I never was confident for archive specifically (I was for the rest). archive pool has not seen a restore in a very long time, as far as I remember.

On the other side, most of those files seem to be around 5 years old, which may mean some should be actually be purged. Let me know your thoughts.

It's historical data mostly, we can stall this until someone requires a restore and try to solve it then. Overall, 5 years into the last restore, I doubt there will be a really critical request. That being said, it does look like a key issue, maybe they are just encrypted with a different key? We did a CA rollover some 4-5 years ago. Maybe they are encrypted with that key (which should be on the puppetmasters?)

I have provided them already in

Indeed, sorry- mail client only showed you last comment.

Maybe they are encrypted with that key (which should be on the puppetmasters?)

I will try to find and use a previous key, thank you again for the suggestion. Very useful.

I scheduled by accident the migration, not the copy.

Incremental    Migrate   20  04-Dec-19 17:00    Migrate Job

I think it wouldn't have run anyway due to the selection config, but reverting and scheduling the right job instead.

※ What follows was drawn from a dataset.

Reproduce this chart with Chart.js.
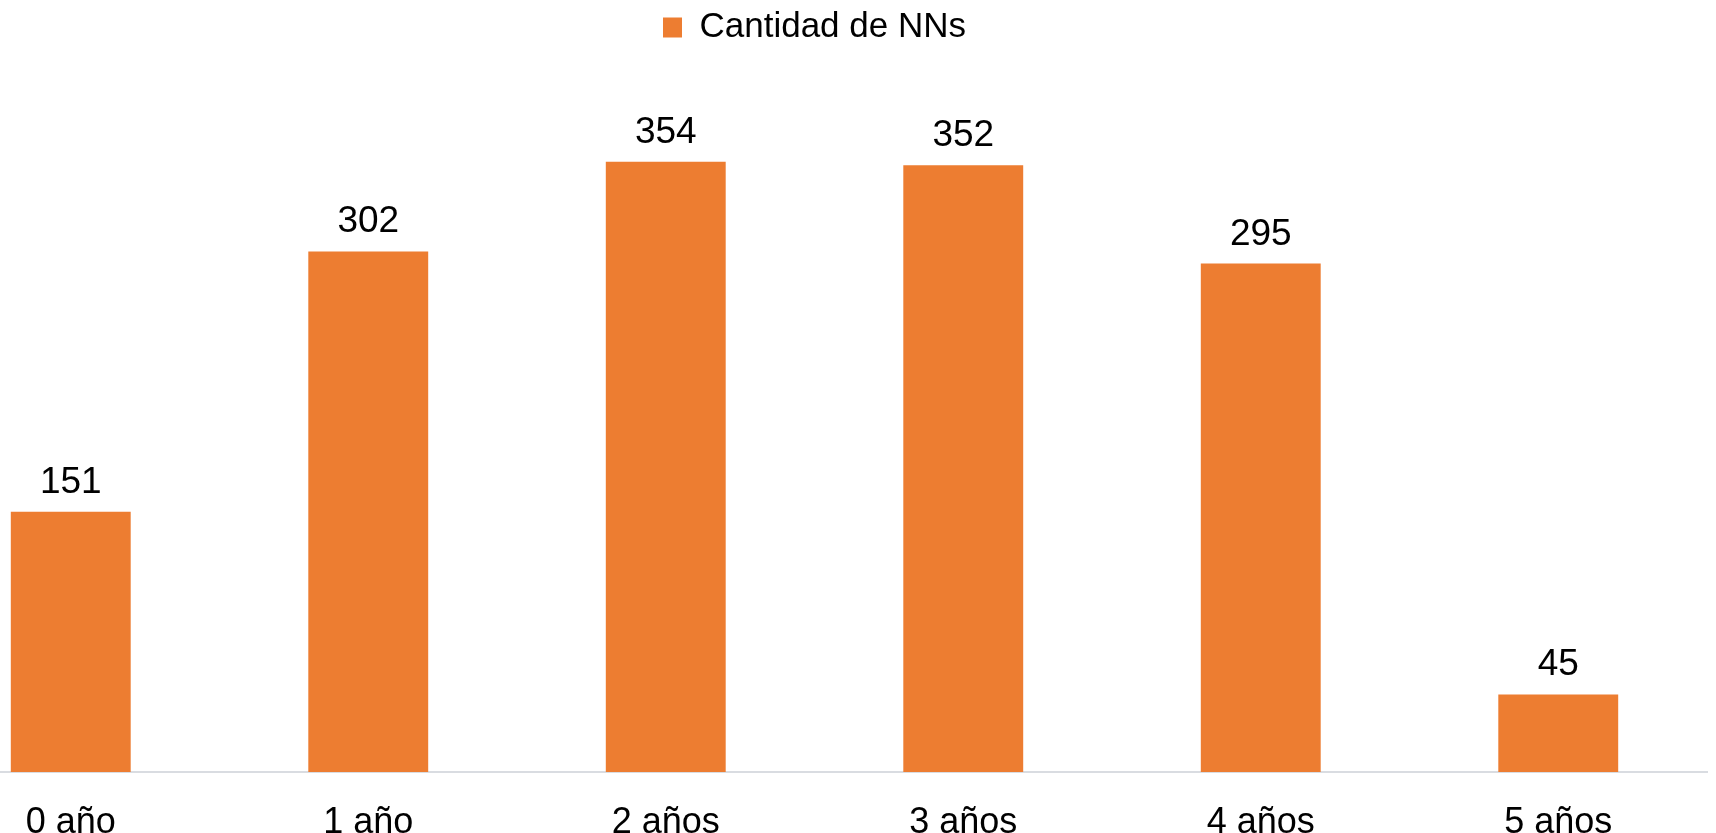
<!DOCTYPE html>
<html>
<head>
<meta charset="utf-8">
<script src="https://cdn.jsdelivr.net/npm/chart.js@4/dist/chart.umd.min.js"></script>
<style>
  html, body { margin: 0; padding: 0; background: #fff; overflow: hidden; width: 1716px; height: 833px; }
  #wrap { position: absolute; left: -78px; top: 0; width: 1798px; height: 850px; }
</style>
</head>
<body>
<div id="wrap"><canvas id="myChart"></canvas></div>
<script>
const labels = ['0 año', '1 año', '2 años', '3 años', '4 años', '5 años'];
const cantidad = [151, 302, 354, 352, 295, 45];
const seriesName = 'Cantidad de NNs';

const fontFamily = '"Liberation Sans", Arial, sans-serif';

// draws the value above each bar
const valueLabels = {
  id: 'valueLabels',
  afterDatasetsDraw(chart) {
    const ctx = chart.ctx;
    const meta = chart.getDatasetMeta(0);
    ctx.save();
    ctx.font = '37px ' + fontFamily;
    ctx.fillStyle = '#000';
    ctx.textAlign = 'center';
    ctx.textBaseline = 'alphabetic';
    meta.data.forEach((bar, i) => {
      ctx.fillText(cantidad[i], bar.x, bar.y - 19);
    });
    ctx.restore();
  }
};

const ctx = document.getElementById('myChart');
const myChart = new Chart(ctx, {
  type: 'bar',
  data: {
    labels: labels,
    datasets: [{
      label: seriesName,
      data: cantidad,
      backgroundColor: '#ED7D31',
      categoryPercentage: 1,
      barPercentage: 0.403
    }]
  },
  options: {
    responsive: true,
    maintainAspectRatio: false,
    animation: false,
    layout: { padding: { top: 8, right: 13, left: 0, bottom: 0 } },
    plugins: {
      legend: {
        position: 'top',
        labels: {
          boxWidth: 19,
          boxHeight: 20,
          padding: 2,
          color: '#000',
          font: { family: fontFamily, size: 35 }
        }
      },
      tooltip: { enabled: false }
    },
    scales: {
      x: {
        grid: { display: false, drawTicks: false },
        border: { display: true, color: '#D9DCE1', width: 2 },
        ticks: { color: '#000', padding: 29, font: { family: fontFamily, size: 36 } },
        afterFit(scale) { scale.height = 78; }
      },
      y: {
        display: false,
        min: 0,
        max: 416
      }
    }
  },
  plugins: [valueLabels]
});
</script>
</body>
</html>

Change 554563 had a related patch set uploaded (by Jcrespo; owner: Jcrespo):
[operations/puppet@production] bacula: Schedule hourly copies of production backups to the offsite pool

https://gerrit.wikimedia.org/r/554563

jcrespo updated the task description. (Show Details)Wed, Dec 4, 4:47 PM

Change 554563 merged by Jcrespo:
[operations/puppet@production] bacula: Schedule hourly copies of production backups to the offsite pool

https://gerrit.wikimedia.org/r/554563

Now it is ok:

Scheduled Jobs:
Level          Type     Pri  Scheduled          Job Name           Volume
===================================================================================
Incremental    Backup    10  04-Dec-19 17:00    gerrit1001.wikimedia.org-Hourly-Sun-production-srv-gerrit-git production0070
Incremental    Copy      20  04-Dec-19 17:00    Offsite Job         <======= this

Waiting 5 minutes to check performance and status.

Change 556195 had a related patch set uploaded (by Jcrespo; owner: Jcrespo):
[operations/puppet@production] bacula: Setup weekly copy migrations until a first run happens

https://gerrit.wikimedia.org/r/556195

Change 556195 merged by Jcrespo:
[operations/puppet@production] bacula: Setup weekly copy migrations until a first run happens

https://gerrit.wikimedia.org/r/556195

Copy jobs are running now- we will see how much it takes to do a full copy.

I setup for now copies to happen only every week because if I setup to do it every hour, bacula got overloaded with so much scheduled. Also, there are many errors that happen at the beginning, likely due to metadata of files that were not physically migrated, as expected. We may need to purge manually some of those old jobs, if bacula doesn't do it automatically.